Wenn der Pfad zur Wahrheit oder zum Höchsten Geist im menschlichen Körper liegt, können alle Handlungen und Taten, die die Aufmerksamkeit auf sich lenken und nach außen ziehen, nichts Gutes bewirken. Es ist ein Innerer Prozess und man hat sich infolgedessen nach Innen zu wenden. Man muss das Gemüt zur Ruhe bringen, bevor das Licht Gottes – das Schattenlose Licht, das unerschaffen ist und dergleichen es niemals auf Land oder Meer gibt – darin widergespiegelt werden kann.

  • Eine andere Art Simran ist die, welche mit der Atmung, beim Aus- und Einatmen der lebenswichtigen Luft, geübt wird. Dies bringt nur vorübergehende Ruhe und ist nicht von großem Wert.

Jede der oben genannten Praktiken hat der Reihenfolge nach mehr Wirksamkeit als die vorhergehende, aber keine von ihnen ist in sich wirksam genug, wenn sie nicht mit ungeteilter Aufmerksamkeit ausgeführt wird. Der Mensch kann für eine Weile etwas Ruhe erlangen, aber keine von ihnen kann dem Geist helfen, sich zurückzuziehen und sich auf den Sitz der Seele hinter dem Zentrum der beiden Augenbrauen zu konzentrieren.

Die Meister-Seelen aller Zeiten und aller Himmelsgegenden sind deshalb der Sache auf den Grund gegangen – der Entdeckung des Selbst, genannt Atma-Sidhi, der Erfahrung des Unwandelbaren, jenseits von Zeit, Raum und Kausalität – etwas Feinerem, Höherem, Edlerem, Reinerem und Mächtigerem in der ganzen Schöpfung, und haben einen Simran der Höheren Ordnung anempfohlen. Einer, der geistig, auf Göttlichem Boden, an der Schwelle von Gottes Tür geübt wird, von dem Christus sagt:

Klopfet an und es wird euch aufgetan.

In Hinsicht auf eine zielbewusste Aufmerksamkeit sagt das Evangelium:

Wenn dein Auge einfältig ist, wird dein ganzer Leib licht sein.

Dieses Auge wird im Sanskrit Shiv-Netra genannt, oder Dev-drishti. Die Mohammedaner nennen es Nukta-i-Sweda. William Wordsworth, ein großer Dichter der Romantik und Hofdichter seiner Zeit, nennt es Inneres Auge.

Die Moslem-Heiligen teilen Simran oder Zikr in fünf Kategorien ein:

  1. Zikr-i-Lassani oder Zikr mit der Zunge ausgeführt.
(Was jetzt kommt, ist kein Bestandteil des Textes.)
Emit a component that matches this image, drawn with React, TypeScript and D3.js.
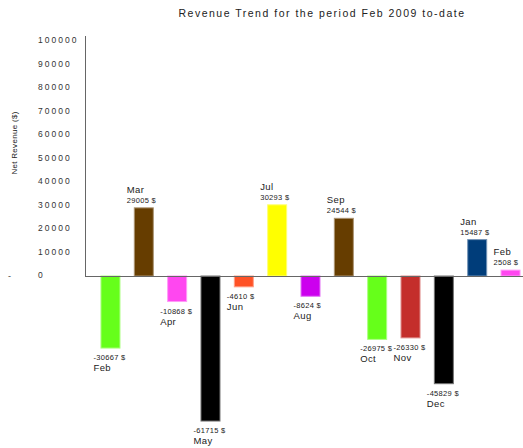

Dieser wird auch Kalma-e-Shariet oder Nasut genannt.

  2. Zikr-i-Qalbi, durch Pranayama oder Atemkontrolle am Sitz des Herzen geübt. Sie nennen dies Habas-i-dam und auch Kalma-i-Tariqat oder Malqut.

  3. Zikr-i-Ruhi wird mit voller Aufmerksamkeit geübt und ist bekannt als Kalma-i-Marefat oder Jabrut.

  4. Zikr-i-Siri leitet zum Sitz oder dem Geheimnis der Wirklichkeit. Er wird Kalma-i-Haqiqat oder Lahut genannt.

  5. Zuletzt Zikr-i-Khaffi, der die geheime Tür aufschließt. Er wird auch Hahut genannt.

Maulana Rumi – ein Moslem-Heiliger, betrachtete, wenn Er von Zikr oder Simran sprach, allein den Zikr der Höchsten Art, der bei der Inneren Offenbarung der Wahrheit hilft, nämlich Zikr-i-Ruhi, im Gegensatz zu Zikr-i-Lassani.

Der Rishi Sandilya sagt uns in Seiner Upanishad, dass Bekhri Simran, der mit der Zunge geübt wird ganz gut sei, dass aber Upasu, mit ruhigem Atem geübt besser wäre; doch der beste sei Manski, im Geiste mit der Zunge des Gedankens geübt, er übertrifft sie alle.